Field Artillery OCS candidates at Fort Sill received only two grades: “S” for Satisfactory, “U” for Unsatisfactory. In addition to that miserable fire mission, I got one “U” on a pop quiz based on a very long, boring reading assignment in supply regulations. The only man in our hutment who had any serious trouble was Howard Kenyon, a good old country boy from Nebraska who had come down from Alaska as a corporal. When Howard got something through his head, he never forgot it, but he was slow to learn. He worked very hard, and some of us, especially Kellogg and Kipley, helped him each night until lights out at 2100 hours. Then Kenyon would go to the study hall and remain there until 2300, every night.

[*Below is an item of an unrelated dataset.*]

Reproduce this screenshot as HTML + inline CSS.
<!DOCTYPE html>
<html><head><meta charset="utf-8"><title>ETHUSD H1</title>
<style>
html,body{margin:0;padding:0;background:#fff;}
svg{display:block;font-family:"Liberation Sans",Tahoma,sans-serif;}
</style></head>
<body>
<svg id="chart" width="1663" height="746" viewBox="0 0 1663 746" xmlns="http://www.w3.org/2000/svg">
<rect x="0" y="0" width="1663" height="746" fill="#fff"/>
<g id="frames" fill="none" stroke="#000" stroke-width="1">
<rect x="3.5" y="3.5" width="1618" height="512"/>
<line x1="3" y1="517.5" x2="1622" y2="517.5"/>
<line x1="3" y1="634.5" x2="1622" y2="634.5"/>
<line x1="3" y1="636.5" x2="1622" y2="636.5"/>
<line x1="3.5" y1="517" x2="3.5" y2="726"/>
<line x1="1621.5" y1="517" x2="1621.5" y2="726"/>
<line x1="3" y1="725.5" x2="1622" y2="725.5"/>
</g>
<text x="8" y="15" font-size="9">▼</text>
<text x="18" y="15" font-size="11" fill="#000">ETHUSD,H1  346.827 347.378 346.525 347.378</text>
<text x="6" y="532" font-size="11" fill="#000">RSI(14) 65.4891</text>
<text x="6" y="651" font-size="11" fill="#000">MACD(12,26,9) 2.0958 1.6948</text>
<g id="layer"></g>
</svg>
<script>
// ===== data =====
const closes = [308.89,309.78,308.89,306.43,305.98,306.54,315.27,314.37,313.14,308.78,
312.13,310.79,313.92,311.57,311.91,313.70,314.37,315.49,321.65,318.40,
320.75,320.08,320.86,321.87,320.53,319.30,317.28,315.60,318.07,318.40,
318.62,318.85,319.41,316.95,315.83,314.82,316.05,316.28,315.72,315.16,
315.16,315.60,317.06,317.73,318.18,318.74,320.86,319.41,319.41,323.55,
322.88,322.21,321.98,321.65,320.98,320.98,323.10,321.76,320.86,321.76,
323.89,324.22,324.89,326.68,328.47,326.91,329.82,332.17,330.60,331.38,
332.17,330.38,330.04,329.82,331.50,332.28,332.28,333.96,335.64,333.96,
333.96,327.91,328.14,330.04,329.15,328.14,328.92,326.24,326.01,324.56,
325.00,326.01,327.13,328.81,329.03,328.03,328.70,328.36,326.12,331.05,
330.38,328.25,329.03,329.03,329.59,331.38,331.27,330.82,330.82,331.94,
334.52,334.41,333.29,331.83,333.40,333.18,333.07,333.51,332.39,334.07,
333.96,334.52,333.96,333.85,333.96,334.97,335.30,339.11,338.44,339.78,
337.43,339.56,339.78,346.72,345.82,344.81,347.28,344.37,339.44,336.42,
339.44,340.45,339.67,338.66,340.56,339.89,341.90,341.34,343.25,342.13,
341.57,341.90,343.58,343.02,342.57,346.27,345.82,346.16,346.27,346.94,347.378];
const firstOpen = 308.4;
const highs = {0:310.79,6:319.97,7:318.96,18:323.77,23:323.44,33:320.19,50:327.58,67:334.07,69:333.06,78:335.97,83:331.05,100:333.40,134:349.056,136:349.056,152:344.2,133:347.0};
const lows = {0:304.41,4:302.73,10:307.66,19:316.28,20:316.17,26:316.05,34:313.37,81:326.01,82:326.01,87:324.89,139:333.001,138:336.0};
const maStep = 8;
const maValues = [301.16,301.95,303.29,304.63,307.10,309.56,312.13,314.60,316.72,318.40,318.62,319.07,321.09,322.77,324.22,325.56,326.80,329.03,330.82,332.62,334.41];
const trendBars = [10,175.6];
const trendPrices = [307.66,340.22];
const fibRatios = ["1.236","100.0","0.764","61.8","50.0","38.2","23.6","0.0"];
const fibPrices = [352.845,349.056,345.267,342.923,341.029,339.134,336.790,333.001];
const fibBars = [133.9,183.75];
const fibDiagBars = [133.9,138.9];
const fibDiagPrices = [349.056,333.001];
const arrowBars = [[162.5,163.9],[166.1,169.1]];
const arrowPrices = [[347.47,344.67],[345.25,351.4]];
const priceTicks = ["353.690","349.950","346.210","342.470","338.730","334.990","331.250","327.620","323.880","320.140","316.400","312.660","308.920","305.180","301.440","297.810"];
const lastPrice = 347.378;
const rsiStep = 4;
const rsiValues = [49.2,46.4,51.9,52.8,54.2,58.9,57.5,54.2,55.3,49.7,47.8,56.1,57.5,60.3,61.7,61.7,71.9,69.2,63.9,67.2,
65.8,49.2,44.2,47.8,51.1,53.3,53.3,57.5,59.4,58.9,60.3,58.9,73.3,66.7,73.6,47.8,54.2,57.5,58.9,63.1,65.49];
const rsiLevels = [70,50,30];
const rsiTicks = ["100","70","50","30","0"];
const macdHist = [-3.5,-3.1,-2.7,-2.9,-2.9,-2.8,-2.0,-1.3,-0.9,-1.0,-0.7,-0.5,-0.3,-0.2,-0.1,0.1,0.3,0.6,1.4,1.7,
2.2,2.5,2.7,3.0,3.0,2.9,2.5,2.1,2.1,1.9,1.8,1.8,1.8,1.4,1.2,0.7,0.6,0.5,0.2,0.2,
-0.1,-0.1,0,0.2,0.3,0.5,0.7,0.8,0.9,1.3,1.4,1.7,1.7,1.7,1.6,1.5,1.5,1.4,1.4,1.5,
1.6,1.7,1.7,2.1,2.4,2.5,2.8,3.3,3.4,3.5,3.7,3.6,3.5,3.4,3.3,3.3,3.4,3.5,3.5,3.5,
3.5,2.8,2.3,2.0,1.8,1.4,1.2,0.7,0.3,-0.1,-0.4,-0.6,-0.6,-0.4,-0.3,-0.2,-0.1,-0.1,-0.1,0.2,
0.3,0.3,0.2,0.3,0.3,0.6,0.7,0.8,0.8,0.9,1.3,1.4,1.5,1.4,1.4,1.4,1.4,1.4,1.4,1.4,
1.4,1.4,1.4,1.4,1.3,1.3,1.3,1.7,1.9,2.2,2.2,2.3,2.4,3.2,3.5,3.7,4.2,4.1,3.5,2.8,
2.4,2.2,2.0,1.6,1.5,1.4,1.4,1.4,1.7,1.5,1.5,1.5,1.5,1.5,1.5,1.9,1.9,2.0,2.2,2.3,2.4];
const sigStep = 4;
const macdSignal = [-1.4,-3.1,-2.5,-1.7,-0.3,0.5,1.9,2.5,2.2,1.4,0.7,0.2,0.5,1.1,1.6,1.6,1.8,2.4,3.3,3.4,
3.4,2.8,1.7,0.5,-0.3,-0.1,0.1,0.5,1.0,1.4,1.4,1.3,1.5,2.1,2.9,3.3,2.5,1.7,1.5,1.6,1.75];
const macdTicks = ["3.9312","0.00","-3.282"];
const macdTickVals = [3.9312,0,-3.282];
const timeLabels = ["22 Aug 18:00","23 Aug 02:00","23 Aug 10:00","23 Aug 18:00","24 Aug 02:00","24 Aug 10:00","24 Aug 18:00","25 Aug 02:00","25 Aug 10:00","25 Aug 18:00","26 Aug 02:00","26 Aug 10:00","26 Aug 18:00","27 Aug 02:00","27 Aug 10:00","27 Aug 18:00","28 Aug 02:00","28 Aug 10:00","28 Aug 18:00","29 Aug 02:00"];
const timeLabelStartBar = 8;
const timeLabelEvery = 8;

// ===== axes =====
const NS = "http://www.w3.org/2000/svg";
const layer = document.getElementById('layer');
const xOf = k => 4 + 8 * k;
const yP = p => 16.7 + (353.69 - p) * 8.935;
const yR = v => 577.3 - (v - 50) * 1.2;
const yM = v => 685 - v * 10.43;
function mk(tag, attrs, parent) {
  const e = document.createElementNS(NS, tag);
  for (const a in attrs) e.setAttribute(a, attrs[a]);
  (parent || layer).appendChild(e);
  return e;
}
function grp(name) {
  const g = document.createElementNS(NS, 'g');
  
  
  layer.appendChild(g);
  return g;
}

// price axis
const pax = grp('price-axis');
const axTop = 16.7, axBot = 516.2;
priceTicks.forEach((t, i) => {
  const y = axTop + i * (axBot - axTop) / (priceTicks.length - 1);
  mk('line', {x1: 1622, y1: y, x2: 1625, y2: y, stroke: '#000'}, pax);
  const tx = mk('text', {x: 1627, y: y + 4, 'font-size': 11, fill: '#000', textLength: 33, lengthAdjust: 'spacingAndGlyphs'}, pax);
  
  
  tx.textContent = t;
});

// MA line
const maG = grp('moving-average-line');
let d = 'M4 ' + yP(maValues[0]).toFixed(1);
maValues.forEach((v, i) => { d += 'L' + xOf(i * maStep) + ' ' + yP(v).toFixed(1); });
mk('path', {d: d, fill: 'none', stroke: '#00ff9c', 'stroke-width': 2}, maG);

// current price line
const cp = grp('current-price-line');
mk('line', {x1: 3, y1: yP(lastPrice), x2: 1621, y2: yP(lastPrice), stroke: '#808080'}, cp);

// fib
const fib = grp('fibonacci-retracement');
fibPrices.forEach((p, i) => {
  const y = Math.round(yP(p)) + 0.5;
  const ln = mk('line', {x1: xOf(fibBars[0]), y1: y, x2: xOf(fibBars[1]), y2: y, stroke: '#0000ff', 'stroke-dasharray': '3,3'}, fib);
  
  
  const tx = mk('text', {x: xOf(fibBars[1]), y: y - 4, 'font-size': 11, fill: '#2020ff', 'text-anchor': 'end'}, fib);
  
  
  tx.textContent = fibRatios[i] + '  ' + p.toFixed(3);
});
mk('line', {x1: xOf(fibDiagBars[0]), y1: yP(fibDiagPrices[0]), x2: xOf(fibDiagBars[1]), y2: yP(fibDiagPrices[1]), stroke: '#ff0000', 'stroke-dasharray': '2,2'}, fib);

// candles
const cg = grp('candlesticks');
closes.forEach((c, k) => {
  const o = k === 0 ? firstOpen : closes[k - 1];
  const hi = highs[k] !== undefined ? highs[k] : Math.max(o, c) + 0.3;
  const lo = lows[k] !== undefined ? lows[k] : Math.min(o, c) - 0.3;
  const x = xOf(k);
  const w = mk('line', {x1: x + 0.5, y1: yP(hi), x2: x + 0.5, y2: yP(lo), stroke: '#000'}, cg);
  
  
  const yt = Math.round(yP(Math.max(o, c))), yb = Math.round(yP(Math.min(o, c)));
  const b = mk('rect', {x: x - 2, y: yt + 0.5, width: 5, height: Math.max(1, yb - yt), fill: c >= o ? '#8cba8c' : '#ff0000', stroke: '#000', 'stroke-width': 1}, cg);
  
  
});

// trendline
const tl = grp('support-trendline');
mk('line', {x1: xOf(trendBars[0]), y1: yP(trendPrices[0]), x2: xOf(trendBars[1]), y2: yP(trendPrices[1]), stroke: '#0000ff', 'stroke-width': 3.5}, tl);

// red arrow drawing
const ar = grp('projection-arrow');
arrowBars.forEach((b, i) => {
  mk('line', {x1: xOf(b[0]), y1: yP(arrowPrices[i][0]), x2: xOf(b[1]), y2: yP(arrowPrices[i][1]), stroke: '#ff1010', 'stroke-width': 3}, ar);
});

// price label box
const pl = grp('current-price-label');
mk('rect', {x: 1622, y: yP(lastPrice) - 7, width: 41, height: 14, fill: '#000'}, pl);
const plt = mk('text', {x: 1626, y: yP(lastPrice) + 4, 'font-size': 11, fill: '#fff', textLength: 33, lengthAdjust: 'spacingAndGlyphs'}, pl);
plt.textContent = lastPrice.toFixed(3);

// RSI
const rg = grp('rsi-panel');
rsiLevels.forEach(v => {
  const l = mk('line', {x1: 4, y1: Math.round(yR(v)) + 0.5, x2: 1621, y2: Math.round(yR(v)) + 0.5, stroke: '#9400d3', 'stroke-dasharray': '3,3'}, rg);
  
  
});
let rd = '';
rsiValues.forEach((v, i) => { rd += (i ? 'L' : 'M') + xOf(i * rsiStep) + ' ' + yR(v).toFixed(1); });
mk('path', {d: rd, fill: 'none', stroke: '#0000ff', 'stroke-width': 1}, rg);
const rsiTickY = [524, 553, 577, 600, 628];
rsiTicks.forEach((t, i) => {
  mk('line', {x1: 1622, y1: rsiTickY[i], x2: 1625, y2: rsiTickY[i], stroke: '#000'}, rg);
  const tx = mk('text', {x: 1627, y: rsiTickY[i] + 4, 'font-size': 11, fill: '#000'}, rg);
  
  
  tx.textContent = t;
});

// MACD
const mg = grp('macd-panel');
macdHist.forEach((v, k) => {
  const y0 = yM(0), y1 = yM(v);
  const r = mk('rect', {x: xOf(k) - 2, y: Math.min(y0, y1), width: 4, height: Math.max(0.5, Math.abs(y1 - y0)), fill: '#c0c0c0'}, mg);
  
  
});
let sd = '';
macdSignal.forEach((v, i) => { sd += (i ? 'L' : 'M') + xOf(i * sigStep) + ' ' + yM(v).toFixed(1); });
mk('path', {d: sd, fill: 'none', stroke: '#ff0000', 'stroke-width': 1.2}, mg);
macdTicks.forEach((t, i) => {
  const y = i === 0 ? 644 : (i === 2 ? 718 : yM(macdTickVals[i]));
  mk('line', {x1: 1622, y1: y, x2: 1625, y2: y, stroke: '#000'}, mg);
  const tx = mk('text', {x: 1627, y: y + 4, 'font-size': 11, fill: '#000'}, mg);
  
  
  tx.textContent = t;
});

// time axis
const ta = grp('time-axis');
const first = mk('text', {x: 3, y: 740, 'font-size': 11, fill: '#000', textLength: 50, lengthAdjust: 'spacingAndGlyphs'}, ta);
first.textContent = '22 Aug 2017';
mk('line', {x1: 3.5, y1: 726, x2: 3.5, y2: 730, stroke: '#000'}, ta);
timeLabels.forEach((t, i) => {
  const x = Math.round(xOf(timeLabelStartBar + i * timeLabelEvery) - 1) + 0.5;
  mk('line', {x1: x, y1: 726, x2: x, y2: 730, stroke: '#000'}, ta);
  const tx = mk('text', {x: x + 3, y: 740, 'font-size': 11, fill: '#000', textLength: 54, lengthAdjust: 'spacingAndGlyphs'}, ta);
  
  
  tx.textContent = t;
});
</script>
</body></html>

Nevertheless, with only three weeks left to go before graduation, he was put back into an OCS preparatory course. Long after the rest of us had gone on to our first assignments as second lieutenants, Kenyon was still there, finishing the prep course and going all the way through OCS again. He graduated, he was commissioned, and as a second lieutenant he was killed in action in Belgium.

There was a demerit system in effect at OCS, and I suppose there was some limit on the number of demerits a candidate could get and survive. I got a few, all out of two incidents, neither of which I could reasonably have avoided. In one case, I was the hutment orderly, responsible for
being certain all was secure, lights out, heater turned off, floor clean, all in spic-and-span order, before we left for the day's activities. Kenyon, having joined another class but still living in our hutment, asked me to leave the heater on for him, since he had another half hour to study before his first class. He forgot to turn it off, and I got some demerits. In the other case, I got a standard GI haircut on Saturday afternoon, and on Monday morning a tactical (administrative) officer coming through our classroom gigged me for needing a haircut. I think the trouble was that I just didn't look handsome enough to be a lieutenant.

There was never any doubt about my academically passing the course, but I did manage to almost get kicked out, which certainly would have changed the course of my life. Dorie, who is now my wife and who then was the girl who had answered yes to my telegraphic proposal, came out to Sill to visit me. She arrived on a Tuesday and would have to leave within a day or two, back to Ohio and her job repairing radios at a plant in Columbus. There was no possibility for me to spend any time with her off the post, since OCS men could get passes only on Saturday evenings—until 0100 hours on Sunday morning. There was nothing to do on the post except to sit in the midst of hundreds of soldiers at the enlisted men's club and drink Coke or beer. So, in desperation, I took the OCS patch off of one of my shirts and sewed on my staff sergeant chevrons and, after duty on Tuesday, off to Lawton I went to see my betrothed.

All went well. No one questioned me, since NCOs were normally able to get passes on Tuesday night. Some of them even had quarters in town and commuted. So about 2330 hours I got a taxi and started back to the post, allowing plenty of time before the 0100 pass deadline.

As the cab approached the Military Police (MP) post at the main gate, the taxi driver said, “You're going to be in trouble, aren't you, Sergeant?”

“I don't think so, why?”

“Well, it's a little bit late for you to be getting in.”

“Oh, no, I have plenty of time before one o'clock.”

“Remember, though, this is Tuesday, not Saturday. You should have been in by eleven o'clock if you were coming in at all.”

“Oh, hell! You're right. Take me back to town.”

He made a U-turn right in front of the gate and took me back to the historic old Keegan Hotel, the yellow-painted, weather-boarded inn where Dorie had a room. I knocked on her door, explained the situation, and told her I needed a place to stay until I could safely return to post in the morning. Dorie was rightly skeptical, but after a great deal of hesitation on her part and earnest reassurance on mine, she agreed to let me sleep in the chair in her room, where I remained a perfect, if uncomfortable, gentleman. (Today, over sixty-five years later, Dorie is still shy about my telling that story.)